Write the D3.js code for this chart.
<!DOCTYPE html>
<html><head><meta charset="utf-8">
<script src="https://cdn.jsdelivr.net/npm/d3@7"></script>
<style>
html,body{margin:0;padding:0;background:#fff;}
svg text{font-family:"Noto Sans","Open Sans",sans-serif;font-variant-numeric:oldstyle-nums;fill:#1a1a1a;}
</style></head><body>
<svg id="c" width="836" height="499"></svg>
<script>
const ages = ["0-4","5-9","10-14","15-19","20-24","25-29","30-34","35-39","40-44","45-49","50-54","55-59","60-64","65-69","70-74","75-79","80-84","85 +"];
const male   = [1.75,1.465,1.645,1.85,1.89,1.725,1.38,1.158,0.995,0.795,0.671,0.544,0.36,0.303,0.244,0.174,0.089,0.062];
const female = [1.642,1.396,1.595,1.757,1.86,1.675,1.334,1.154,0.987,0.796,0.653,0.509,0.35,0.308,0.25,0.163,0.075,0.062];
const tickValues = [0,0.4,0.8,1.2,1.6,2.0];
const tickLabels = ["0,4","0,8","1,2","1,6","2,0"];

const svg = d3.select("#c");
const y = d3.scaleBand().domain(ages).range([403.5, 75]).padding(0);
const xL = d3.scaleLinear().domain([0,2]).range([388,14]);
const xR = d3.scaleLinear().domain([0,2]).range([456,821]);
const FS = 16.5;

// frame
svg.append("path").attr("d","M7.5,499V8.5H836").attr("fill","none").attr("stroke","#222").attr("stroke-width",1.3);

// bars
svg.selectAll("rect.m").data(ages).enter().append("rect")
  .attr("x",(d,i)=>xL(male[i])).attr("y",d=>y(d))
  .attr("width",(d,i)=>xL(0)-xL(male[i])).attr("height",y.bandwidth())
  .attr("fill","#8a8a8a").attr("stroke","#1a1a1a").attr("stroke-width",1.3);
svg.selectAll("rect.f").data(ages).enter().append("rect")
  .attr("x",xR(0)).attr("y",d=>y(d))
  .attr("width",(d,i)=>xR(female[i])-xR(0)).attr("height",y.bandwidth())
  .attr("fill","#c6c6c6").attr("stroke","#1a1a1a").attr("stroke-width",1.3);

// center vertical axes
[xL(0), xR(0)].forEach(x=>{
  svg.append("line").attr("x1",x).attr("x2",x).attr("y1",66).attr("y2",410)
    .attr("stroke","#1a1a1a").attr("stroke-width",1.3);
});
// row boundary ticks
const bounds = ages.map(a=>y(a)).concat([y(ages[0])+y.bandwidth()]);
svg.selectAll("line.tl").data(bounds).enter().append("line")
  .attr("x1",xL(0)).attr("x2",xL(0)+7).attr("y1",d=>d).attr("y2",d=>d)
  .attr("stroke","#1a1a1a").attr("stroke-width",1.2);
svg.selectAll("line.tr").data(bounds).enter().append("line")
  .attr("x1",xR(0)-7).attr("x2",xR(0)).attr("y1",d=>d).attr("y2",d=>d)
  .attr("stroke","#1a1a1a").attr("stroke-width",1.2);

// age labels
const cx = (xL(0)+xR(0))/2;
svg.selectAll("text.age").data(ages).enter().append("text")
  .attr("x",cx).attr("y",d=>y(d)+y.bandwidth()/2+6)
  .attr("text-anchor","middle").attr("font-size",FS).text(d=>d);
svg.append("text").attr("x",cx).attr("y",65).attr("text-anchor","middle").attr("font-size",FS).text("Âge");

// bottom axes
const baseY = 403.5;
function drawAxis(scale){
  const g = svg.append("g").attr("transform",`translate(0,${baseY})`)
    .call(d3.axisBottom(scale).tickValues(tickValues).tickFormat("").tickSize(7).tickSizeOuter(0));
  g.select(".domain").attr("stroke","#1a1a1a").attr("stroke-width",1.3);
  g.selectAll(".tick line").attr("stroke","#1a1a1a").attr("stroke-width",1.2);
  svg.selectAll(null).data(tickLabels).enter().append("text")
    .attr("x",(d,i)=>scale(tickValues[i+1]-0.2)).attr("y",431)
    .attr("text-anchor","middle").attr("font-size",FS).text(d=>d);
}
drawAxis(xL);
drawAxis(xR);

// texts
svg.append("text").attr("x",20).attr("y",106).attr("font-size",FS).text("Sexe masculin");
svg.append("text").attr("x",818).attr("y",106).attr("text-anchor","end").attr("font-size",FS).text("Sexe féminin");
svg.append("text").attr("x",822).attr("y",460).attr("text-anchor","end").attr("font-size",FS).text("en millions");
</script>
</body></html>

Required task:
Your task is to repeat every line exactly.

Result of this exercise:
Write the D3.js code for this chart.
<!DOCTYPE html>
<html><head><meta charset="utf-8">
<script src="https://cdn.jsdelivr.net/npm/d3@7"></script>
<style>
html,body{margin:0;padding:0;background:#fff;}
svg text{font-family:"Noto Sans","Open Sans",sans-serif;font-variant-numeric:oldstyle-nums;fill:#1a1a1a;}
</style></head><body>
<svg id="c" width="836" height="499"></svg>
<script>
const ages = ["0-4","5-9","10-14","15-19","20-24","25-29","30-34","35-39","40-44","45-49","50-54","55-59","60-64","65-69","70-74","75-79","80-84","85 +"];
const male   = [1.75,1.465,1.645,1.85,1.89,1.725,1.38,1.158,0.995,0.795,0.671,0.544,0.36,0.303,0.244,0.174,0.089,0.062];
const female = [1.642,1.396,1.595,1.757,1.86,1.675,1.334,1.154,0.987,0.796,0.653,0.509,0.35,0.308,0.25,0.163,0.075,0.062];
const tickValues = [0,0.4,0.8,1.2,1.6,2.0];
const tickLabels = ["0,4","0,8","1,2","1,6","2,0"];

const svg = d3.select("#c");
const y = d3.scaleBand().domain(ages).range([403.5, 75]).padding(0);
const xL = d3.scaleLinear().domain([0,2]).range([388,14]);
const xR = d3.scaleLinear().domain([0,2]).range([456,821]);
const FS = 16.5;

// frame
svg.append("path").attr("d","M7.5,499V8.5H836").attr("fill","none").attr("stroke","#222").attr("stroke-width",1.3);

// bars
svg.selectAll("rect.m").data(ages).enter().append("rect")
  .attr("x",(d,i)=>xL(male[i])).attr("y",d=>y(d))
  .attr("width",(d,i)=>xL(0)-xL(male[i])).attr("height",y.bandwidth())
  .attr("fill","#8a8a8a").attr("stroke","#1a1a1a").attr("stroke-width",1.3);
svg.selectAll("rect.f").data(ages).enter().append("rect")
  .attr("x",xR(0)).attr("y",d=>y(d))
  .attr("width",(d,i)=>xR(female[i])-xR(0)).attr("height",y.bandwidth())
  .attr("fill","#c6c6c6").attr("stroke","#1a1a1a").attr("stroke-width",1.3);

// center vertical axes
[xL(0), xR(0)].forEach(x=>{
  svg.append("line").attr("x1",x).attr("x2",x).attr("y1",66).attr("y2",410)
    .attr("stroke","#1a1a1a").attr("stroke-width",1.3);
});
// row boundary ticks
const bounds = ages.map(a=>y(a)).concat([y(ages[0])+y.bandwidth()]);
svg.selectAll("line.tl").data(bounds).enter().append("line")
  .attr("x1",xL(0)).attr("x2",xL(0)+7).attr("y1",d=>d).attr("y2",d=>d)
  .attr("stroke","#1a1a1a").attr("stroke-width",1.2);
svg.selectAll("line.tr").data(bounds).enter().append("line")
  .attr("x1",xR(0)-7).attr("x2",xR(0)).attr("y1",d=>d).attr("y2",d=>d)
  .attr("stroke","#1a1a1a").attr("stroke-width",1.2);

// age labels
const cx = (xL(0)+xR(0))/2;
svg.selectAll("text.age").data(ages).enter().append("text")
  .attr("x",cx).attr("y",d=>y(d)+y.bandwidth()/2+6)
  .attr("text-anchor","middle").attr("font-size",FS).text(d=>d);
svg.append("text").attr("x",cx).attr("y",65).attr("text-anchor","middle").attr("font-size",FS).text("Âge");

// bottom axes
const baseY = 403.5;
function drawAxis(scale){
  const g = svg.append("g").attr("transform",`translate(0,${baseY})`)
    .call(d3.axisBottom(scale).tickValues(tickValues).tickFormat("").tickSize(7).tickSizeOuter(0));
  g.select(".domain").attr("stroke","#1a1a1a").attr("stroke-width",1.3);
  g.selectAll(".tick line").attr("stroke","#1a1a1a").attr("stroke-width",1.2);
  svg.selectAll(null).data(tickLabels).enter().append("text")
    .attr("x",(d,i)=>scale(tickValues[i+1]-0.2)).attr("y",431)
    .attr("text-anchor","middle").attr("font-size",FS).text(d=>d);
}
drawAxis(xL);
drawAxis(xR);

// texts
svg.append("text").attr("x",20).attr("y",106).attr("font-size",FS).text("Sexe masculin");
svg.append("text").attr("x",818).attr("y",106).attr("text-anchor","end").attr("font-size",FS).text("Sexe féminin");
svg.append("text").attr("x",822).attr("y",460).attr("text-anchor","end").attr("font-size",FS).text("en millions");
</script>
</body></html>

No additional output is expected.